Ocorre-me falar disto a propósito do país que as televisões nos mostraram a semana passada graças à louvável iniciativa presidencial de Marcelo Ribeiro de Sousa. Certo estou que se o Presidente em vez de se ter posto a caminho rumo ao terreno calcinado e às aldeias das vidas desfeitas, tivesse ficado resguardado no Palácio de Belém (é o que teria feito Cavaco Silva), as televisões não se preocupariam em ir registar o país real, que contrasta escandalosamente com o das estatísticas. Infelizmente, não são apenas as matas desprotegidas e mal geridas, os óbvios sinais de subdesenvolvimento de que Portugal padece.
Fiquemo-nos pelos factos. E agora falo do presente. O concelho de Santa Maria da Feira é dos mais ricos do País. E, no entanto, a nível de infraestruturas está tudo por fazer. As estradas locais continuam esburacadas, remendadas, esburacadas de novo, manhosas, mais miseráveis do que nunca. A especulação imobiliária, não fôra a crise, teria seguido de vento em popa, pois foram muitos os empreiteiros que por estas bandas prosperaram, construindo onde e como queriam. Enfim, a paisagem humana e natural ficou irremediavelmente descaracterizada. Seria preciso demolir um sem número de abortos arquitectónicos para poder reabilitar a antiga beleza das históricas terras de Santa Maria da Feira. Com o seu castelo de ameias piramidais, único em toda a península, onde viveu o conde D. Henrique e o seu filho Afonso, futuro rei de Portugal. Com as suas quintas e solares; estradas e pontes romanas. As igrejas matrizes, que ainda recordo, dos tempos da meninice. Antes dos milionários o serem.

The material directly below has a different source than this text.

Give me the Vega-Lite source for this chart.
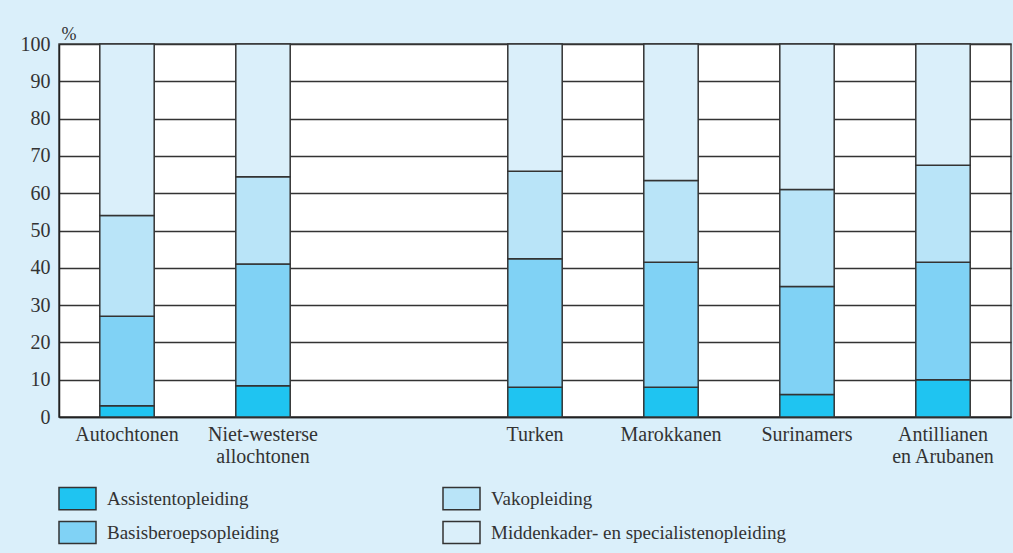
{
  "$schema": "https://vega.github.io/schema/vega-lite/v6.json",
  "width": 952,
  "height": 373,
  "autosize": {"type": "none"},
  "padding": {"left": 59, "top": 44, "right": 2, "bottom": 136},
  "background": "#daeffa",
  "config": {
    "font": "Liberation Serif",
    "view": {"stroke": "#444", "strokeWidth": 1.5, "fill": "white"}
  },
  "data": {
    "values": [
      {"groep": "Autochtonen", "opleiding": "Assistentopleiding", "niveau": 1, "pct": 3},
      {"groep": "Autochtonen", "opleiding": "Basisberoepsopleiding", "niveau": 2, "pct": 24},
      {"groep": "Autochtonen", "opleiding": "Vakopleiding", "niveau": 3, "pct": 27},
      {"groep": "Autochtonen", "opleiding": "Middenkader- en specialistenopleiding", "niveau": 4, "pct": 46},
      {"groep": "Niet-westerse allochtonen", "opleiding": "Assistentopleiding", "niveau": 1, "pct": 8.4},
      {"groep": "Niet-westerse allochtonen", "opleiding": "Basisberoepsopleiding", "niveau": 2, "pct": 32.6},
      {"groep": "Niet-westerse allochtonen", "opleiding": "Vakopleiding", "niveau": 3, "pct": 23.4},
      {"groep": "Niet-westerse allochtonen", "opleiding": "Middenkader- en specialistenopleiding", "niveau": 4, "pct": 35.6},
      {"groep": "Turken", "opleiding": "Assistentopleiding", "niveau": 1, "pct": 8},
      {"groep": "Turken", "opleiding": "Basisberoepsopleiding", "niveau": 2, "pct": 34.4},
      {"groep": "Turken", "opleiding": "Vakopleiding", "niveau": 3, "pct": 23.5},
      {"groep": "Turken", "opleiding": "Middenkader- en specialistenopleiding", "niveau": 4, "pct": 34.1},
      {"groep": "Marokkanen", "opleiding": "Assistentopleiding", "niveau": 1, "pct": 8},
      {"groep": "Marokkanen", "opleiding": "Basisberoepsopleiding", "niveau": 2, "pct": 33.5},
      {"groep": "Marokkanen", "opleiding": "Vakopleiding", "niveau": 3, "pct": 21.9},
      {"groep": "Marokkanen", "opleiding": "Middenkader- en specialistenopleiding", "niveau": 4, "pct": 36.6},
      {"groep": "Surinamers", "opleiding": "Assistentopleiding", "niveau": 1, "pct": 6},
      {"groep": "Surinamers", "opleiding": "Basisberoepsopleiding", "niveau": 2, "pct": 29},
      {"groep": "Surinamers", "opleiding": "Vakopleiding", "niveau": 3, "pct": 26},
      {"groep": "Surinamers", "opleiding": "Middenkader- en specialistenopleiding", "niveau": 4, "pct": 39},
      {"groep": "Antillianen en Arubanen", "opleiding": "Assistentopleiding", "niveau": 1, "pct": 10},
      {"groep": "Antillianen en Arubanen", "opleiding": "Basisberoepsopleiding", "niveau": 2, "pct": 31.5},
      {"groep": "Antillianen en Arubanen", "opleiding": "Vakopleiding", "niveau": 3, "pct": 26},
      {"groep": "Antillianen en Arubanen", "opleiding": "Middenkader- en specialistenopleiding", "niveau": 4, "pct": 32.5}
    ]
  },
  "mark": {"type": "bar", "stroke": "#333", "strokeWidth": 1.5},
  "encoding": {
    "x": {
      "field": "groep",
      "type": "nominal",
      "scale": {
        "domain": ["Autochtonen", "Niet-westerse allochtonen", " ", "Turken", "Marokkanen", "Surinamers", "Antillianen en Arubanen"],
        "paddingInner": 0.6,
        "paddingOuter": 0.3
      },
      "axis": {
        "title": null,
        "labelAngle": 0,
        "ticks": false,
        "domainColor": "#222",
        "domainWidth": 1.5,
        "labelFontSize": 20,
        "labelColor": "#333",
        "labelPadding": 7,
        "labelLineHeight": 22,
        "labelBaseline": "top",
        "labelExpr": "datum.value == 'Niet-westerse allochtonen' ? ['Niet-westerse', 'allochtonen'] : datum.value == 'Antillianen en Arubanen' ? ['Antillianen', 'en Arubanen'] : datum.label"
      }
    },
    "y": {
      "field": "pct",
      "type": "quantitative",
      "stack": "zero",
      "scale": {"domain": [0, 100], "nice": false},
      "axis": {
        "title": "%",
        "titleAngle": 0,
        "titleAlign": "left",
        "titleBaseline": "alphabetic",
        "titleX": 2,
        "titleY": -5,
        "titleFontSize": 18,
        "titleFontWeight": "normal",
        "titleColor": "#333",
        "values": [0, 10, 20, 30, 40, 50, 60, 70, 80, 90, 100],
        "ticks": false,
        "domainColor": "#222",
        "domainWidth": 1.5,
        "grid": true,
        "gridColor": "#333",
        "gridWidth": 1.5,
        "labelFontSize": 20,
        "labelColor": "#333",
        "labelPadding": 9
      }
    },
    "color": {
      "field": "opleiding",
      "type": "nominal",
      "scale": {
        "domain": ["Assistentopleiding", "Basisberoepsopleiding", "Vakopleiding", "Middenkader- en specialistenopleiding"],
        "range": ["#1fc4f1", "#80d2f5", "#b9e4f8", "#daeffa"]
      },
      "legend": {
        "title": null,
        "orient": "none",
        "legendX": -1,
        "legendY": 435,
        "columns": 2,
        "columnPadding": 160,
        "rowPadding": -3,
        "padding": 0,
        "symbolType": "M-1,-0.6H1V0.6H-1Z",
        "symbolSize": 1369,
        "symbolStrokeColor": "#333",
        "symbolStrokeWidth": 1.5,
        "symbolOpacity": 1,
        "symbolOffset": 0,
        "labelFontSize": 19,
        "labelColor": "#333",
        "labelOffset": 10,
        "labelLimit": 400
      }
    },
    "order": {"field": "niveau", "type": "quantitative"}
  }
}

Sorte têm as freguesias com nativos milionários orgulhosos delas. Desses que, por amor à terra, investem no bem de todos. E na boa reputação da terra que os viu nascer. O que está longe de acontecer no concelho de Santa Maria da Feira. Ali aplica-se bem a máxima do “vivemos num país de encher o olho (leia-se Europarque), mas continuamos um atraso de vida”.